Friday, October 05, 2012

The Real Disruption of 3D Printing

The latest “disruption” people seem to be talking a lot about is 3D printing. A lot of the attention has been caused by a group of people calling themselves Defense Distributed trying to use 3D printing to build a firearm. The attention is somewhat caused by fearful concern about easy access to firearms (Plans to print a gun halted as 3D printer is seized) and then a fear for destroying the manufacturing industry (Home 3D Printing Is Killing The Manufacturing Industry). Both fears are, I think, overblown though they do “sell papers” as the saying goes. More than that though I think they miss the real potential for disruption which is the creation of new things.

Firearms have been around for hundreds of years and the means to make them have been around even longer. Anyone with proper machine tools and a little skill can make a firearm. People in the third world do it all the time as it is not a skill limited to first world manufacturing centers.

When 3D printers get good enough to build “anything” then manufacturers will still be able to buy the best machines and the best materials and under cut the price of homemade items for all but very small numbers of items. For a lot of items the assembly is as expensive, if not more so, than the actual creation of parts. So I doubt the manufacturing industry is quaking in their boots.
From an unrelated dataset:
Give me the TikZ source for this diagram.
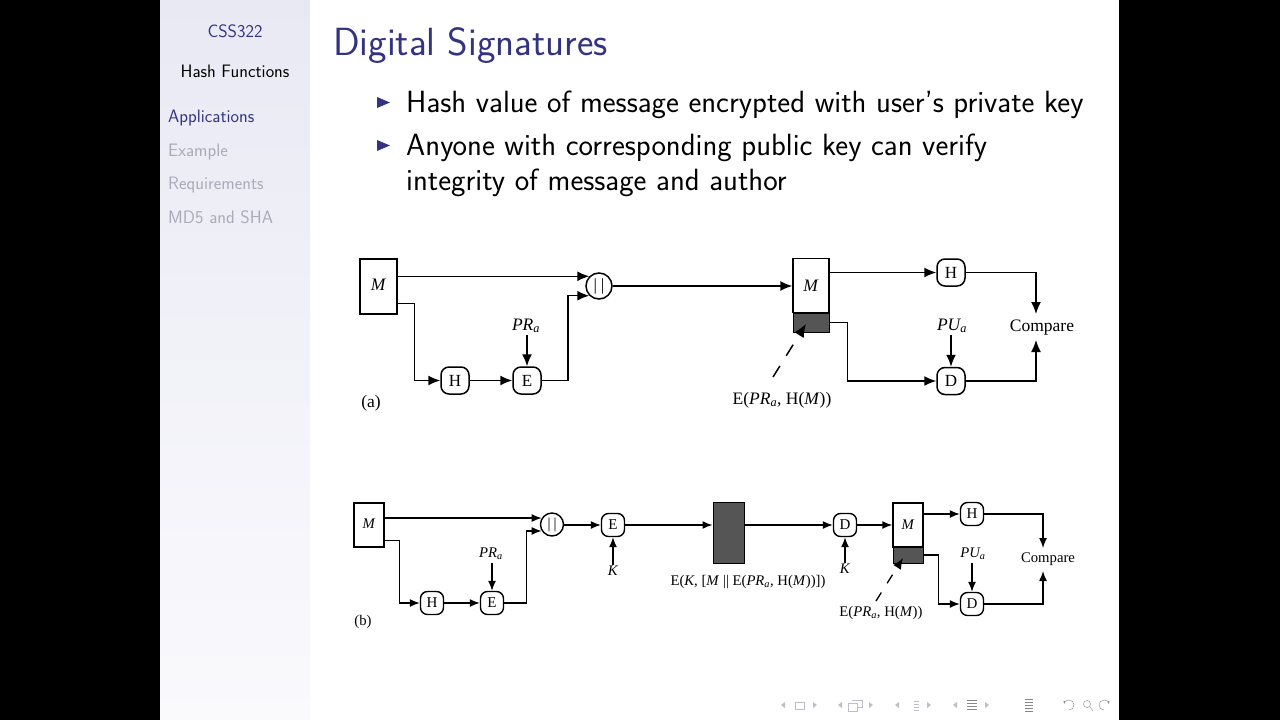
\documentclass[tikz,border=0pt]{standalone}
\usepackage{fontspec}
\usetikzlibrary{arrows.meta}
\newfontfamily\figfont{Liberation Serif}
\definecolor{navy}{RGB}{51,51,127}
\definecolor{fade}{RGB}{170,170,185}
\definecolor{sig}{RGB}{85,85,85}
\definecolor{nav}{RGB}{190,190,200}
\definecolor{sidetop}{RGB}{233,233,244}
\definecolor{sidelow}{RGB}{250,250,253}
\tikzset{
  wire/.style={line width=1.5pt,-{Latex[length=12pt,width=10pt]}},
  wireb/.style={line width=1.4pt,-{Latex[length=10pt,width=8pt]}},
  plain/.style={line width=1.5pt},
  msg/.style={draw,line width=1.4pt,fill=white,inner sep=0pt},
  sigbox/.style={draw,line width=1pt,fill=sig,inner sep=0pt},
  fnA/.style={draw,line width=1.5pt,rounded corners=8pt,minimum width=28pt,minimum height=27pt,inner sep=0pt,font=\figfont\fontsize{17}{20}\selectfont},
  fnB/.style={draw,line width=1.4pt,rounded corners=7pt,minimum width=23pt,minimum height=23pt,inner sep=0pt,font=\figfont\fontsize{15}{18}\selectfont},
  catA/.style={draw,circle,line width=1.5pt,minimum size=26pt,inner sep=0pt,font=\figfont\fontsize{17}{20}\selectfont},
  catB/.style={draw,circle,line width=1.4pt,minimum size=23pt,inner sep=0pt,font=\figfont\fontsize{15}{18}\selectfont},
  labA/.style={inner sep=0pt,font=\figfont\fontsize{17.5}{20}\selectfont},
  labB/.style={inner sep=0pt,font=\figfont\fontsize{14.7}{18}\selectfont},
  body/.style={anchor=base west,inner sep=0pt,font=\sffamily\fontsize{30.7}{36}\selectfont},
  side/.style={anchor=west,inner sep=0pt,text=fade,font=\sffamily\fontsize{18}{22}\selectfont},
  tick/.style={fill=navy},
  navtri/.style={fill=nav}
}
\begin{document}
\begin{tikzpicture}[x=1pt,y=-1pt]
  \fill[black] (0,0) rectangle (1280,720);
  \fill[white] (160,0) rectangle (1119,720);
  \shade[top color=sidetop,bottom color=sidelow] (160,0) rectangle (310,720);

  \node[inner sep=0pt,text=navy,font=\sffamily\fontsize{18}{22}\selectfont] (course) at (235,31) {CSS322};
  \node[inner sep=0pt,font=\sffamily\fontsize{18}{22}\selectfont] (topic) at (235,71) {Hash Functions};
  \node[side,text=navy] (secapp) at (168,118) {Applications};
  \node[side] (secex) at (168,152) {Example};
  \node[side] (secreq) at (168,185) {Requirements};
  \node[side] (secmd) at (168,217) {MD5 and SHA};

  \node[anchor=base west,inner sep=0pt,text=navy,font=\sffamily\fontsize{39.3}{44}\selectfont] (title) at (333,55) {Digital Signatures};
  \fill[tick] (377,97) -- (390,102.5) -- (377,108) -- cycle;
  \fill[tick] (377,140) -- (390,145.5) -- (377,151) -- cycle;
  \node[body] (lineone) at (406,112) {Hash value of message encrypted with user's private key};
  \node[body] (linetwo) at (406,155) {Anyone with corresponding public key can verify};
  \node[body] (linethree) at (406,190.5) {integrity of message and author};

  \node[msg,minimum width=37pt,minimum height=55pt,labA] (msgA) at (378.5,286.5) {\raisebox{4pt}{\textit{M}}};
  \node[fnA] (hashA) at (455,380.5) {H};
  \node[fnA] (encA) at (527,380.5) {E};
  \node[catA] (catjoinA) at (599,286) {|\hspace{4pt}|};
  \node[labA] (prA) at (526,326) {\textit{PR\textsubscript{a}}};
  \node[labA] (capA) at (371,403) {(a)};
  \node[msg,minimum width=36pt,minimum height=54pt,labA] (recvA) at (811,285.5) {\textit{M}};
  \node[sigbox,minimum width=36pt,minimum height=19pt] (signA) at (811,322.5) {};
  \node[fnA] (hashrA) at (951,272.5) {H};
  \node[fnA] (decA) at (951,381) {D};
  \node[labA] (puA) at (952,326) {\textit{PU\textsubscript{a}}};
  \node[labA] (cmpA) at (1042,328) {Compare};
  \node[labA] (sigtextA) at (782,400) {E(\textit{PR\textsubscript{a}}, H(\textit{M}))};
  \coordinate (sigtipA) at (806,324);
  \coordinate (sigfootA) at (773,377);

  \draw[wire] (msgA.east |- catjoinA.135) -- (catjoinA.135);
  \draw[wire] ([yshift=11pt]msgA.south east) -| ([xshift=17pt]msgA.south east) |- (hashA.west);
  \draw[wire] (hashA) -- (encA);
  \draw[wire] (encA.east) -- ++(26,0) |- (catjoinA.225);
  \draw[wire] (encA.north |- prA.south) ++(0,2) -- (encA.north);
  \draw[wire] (catjoinA) -- (recvA.west |- catjoinA);
  \draw[wire] (recvA.east |- hashrA) -- (hashrA);
  \draw[wire] (hashrA.east) -| (1036,314);
  \draw[wire] (signA.east) -- ++(18,0) |- (decA.west);
  \draw[wire] (decA.north |- puA.south) ++(0,2) -- (decA.north);
  \draw[wire] (decA.east) -| (1036,340);
  \draw[plain,dash pattern=on 13pt off 12pt,-{Latex[length=13pt,width=11pt]}] (sigfootA) -- (sigtipA);

  \node[msg,minimum width=30pt,minimum height=44pt,labB] (msgB) at (369,525) {\raisebox{3pt}{\textit{M}}};
  \node[fnB] (hashB) at (432,603) {H};
  \node[fnB] (encB) at (492,603) {E};
  \node[catB] (catjoinB) at (552,524.5) {|\hspace{3pt}|};
  \node[labB] (prB) at (491,554) {\textit{PR\textsubscript{a}}};
  \node[labB] (capB) at (363,622) {(b)};
  \node[fnB] (enckB) at (613,525) {E};
  \node[labB] (keyB) at (613,571) {\textit{K}};
  \node[sigbox,minimum width=31pt,minimum height=61pt] (cipher) at (728.5,532.5) {};
  \node[labB] (ciphertext) at (748,582) {E(\textit{K}, [\textit{M} || E(\textit{PR\textsubscript{a}}, H(\textit{M}))])};
  \node[fnB] (deckB) at (845,525) {D};
  \node[labB] (keyrB) at (845,569) {\textit{K}};
  \node[msg,minimum width=30pt,minimum height=44pt,labB] (recvB) at (908,525) {\textit{M}};
  \node[sigbox,minimum width=30pt,minimum height=16pt] (signB) at (908,555) {};
  \node[fnB] (hashrB) at (972,514) {H};
  \node[fnB] (decB) at (972,604) {D};
  \node[labB] (puB) at (973,554) {\textit{PU\textsubscript{a}}};
  \node[labB] (cmpB) at (1048,559) {Compare};
  \node[labB] (sigtextB) at (881,613) {E(\textit{PR\textsubscript{a}}, H(\textit{M}))};
  \coordinate (sigtipB) at (903,558);
  \coordinate (sigfootB) at (876,601);

  \draw[wireb] (msgB.east |- catjoinB.148) -- (catjoinB.148);
  \draw[wireb] ([yshift=7pt]msgB.south east) -| ([xshift=15pt]msgB.south east) |- (hashB.west);
  \draw[wireb] (hashB) -- (encB);
  \draw[wireb] (encB.east) -- ++(22.5,0) |- (catjoinB.212);
  \draw[wireb] (encB.north |- prB.south) ++(0,3) -- (encB.north);
  \draw[wireb] (catjoinB.east |- enckB) -- (enckB.west);
  \draw[wireb] (keyB.north) ++(0,-1) -- (enckB.south);
  \draw[wireb] (enckB) -- (cipher.west |- enckB);
  \draw[wireb] (cipher.east |- deckB) -- (deckB);
  \draw[wireb] (keyrB.north) ++(0,-1) -- (deckB.south);
  \draw[wireb] (deckB) -- (recvB.west |- deckB);
  \draw[wireb] (recvB.east |- hashrB) -- (hashrB);
  \draw[wireb] (hashrB.east) -| (1043,548);
  \draw[wireb] (signB.east) -- ++(15,0) |- (decB.west);
  \draw[wireb] (decB.north |- puB.south) ++(0,3) -- (decB.north);
  \draw[wireb] (decB.east) -| (1043,571);
  \draw[plain,line width=1.3pt,dash pattern=on 10pt off 11pt,-{Latex[length=11pt,width=9pt]}] (sigfootB) -- (sigtipB);

  \foreach \px in {781,838,895,953} \fill[navtri] (\px,705) -- ++(4,-3) -- ++(0,6) -- cycle;
  \foreach \px in {817,873,931,989} \fill[navtri] (\px,705) -- ++(-4,-3) -- ++(0,6) -- cycle;
  \draw[nav] (795,702) rectangle (804,709);
  \draw[nav] (848,703) rectangle (857,711);
  \draw[nav] (852,700) -- (862,700) -- (862,707) -- (857,707);
  \foreach \py in {701,704,707,710} \draw[nav] (914,\py) -- (919,\py);
  \foreach \py in {700,703,706,709} \draw[nav!70!black] (967,\py) -- (977,\py);
  \foreach \py in {699,702,705,708,711} \draw[nav!70!black] (1025,\py) -- (1033,\py);
  \draw[nav!70!black,-{Latex[length=3pt]}] (1069,710) arc (90:-170:5);
  \draw[nav!70!black] (1087,704) circle (3.5) (1090,707) -- (1093,711);
  \draw[nav!70!black,-{Latex[length=3pt]}] (1104,710) arc (90:350:5);
\end{tikzpicture}
\end{document}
Right now 3D printing is limited in materials used, limited in precision, and time limited. One can wait hours for even a fairly small part. Over time this will change and we will see faster, more precise machines that use a wider variety of materials. I’m not an expert but I did have classes in patternmaking, foundry, machine shop, sheet metal shop and materials science so I have some idea about what goes into making things. Not everyone thing can be created by layering bits of material on top of other bits of material. So get over the idea that people will be making Rolex watches in their basement anytime soon.

The possibility does exist for real innovation and real disruption in the creation of new things. By new I mean things that haven’t been done before. Things that people were able to visualize but not able to construct. What sort of things? If I knew  that I would invest in a 3D printer today and start creating them.

But art work is one thing that springs to mind. 3 dimensional art that goes beyond traditional sculpture. With a 3D printer you don’t have to have years of practice working with wood or stone or metal to make things come out the way you visualize them in your head. Rather you can use computer graphics tools to do the work. Actually this might lead to a new class of computer graphics design tools which would be a plus by itself.

On a more practical basis being able to make gears and shapes and other parts that are not available off the shelf or that are too expensive in small quantities will make the creation, at least in prototype form, practical for many more people than can do so today. Need to scale up or down? Ask the machine to do it for you. Creating models in less time and to better specifications than you could easily do by hand or afford to have model makers create for you would open all sorts of doors for affordable experimentation.

The future of disruption via 3D printers is not by copying things that already exist but by creating things that were never created before.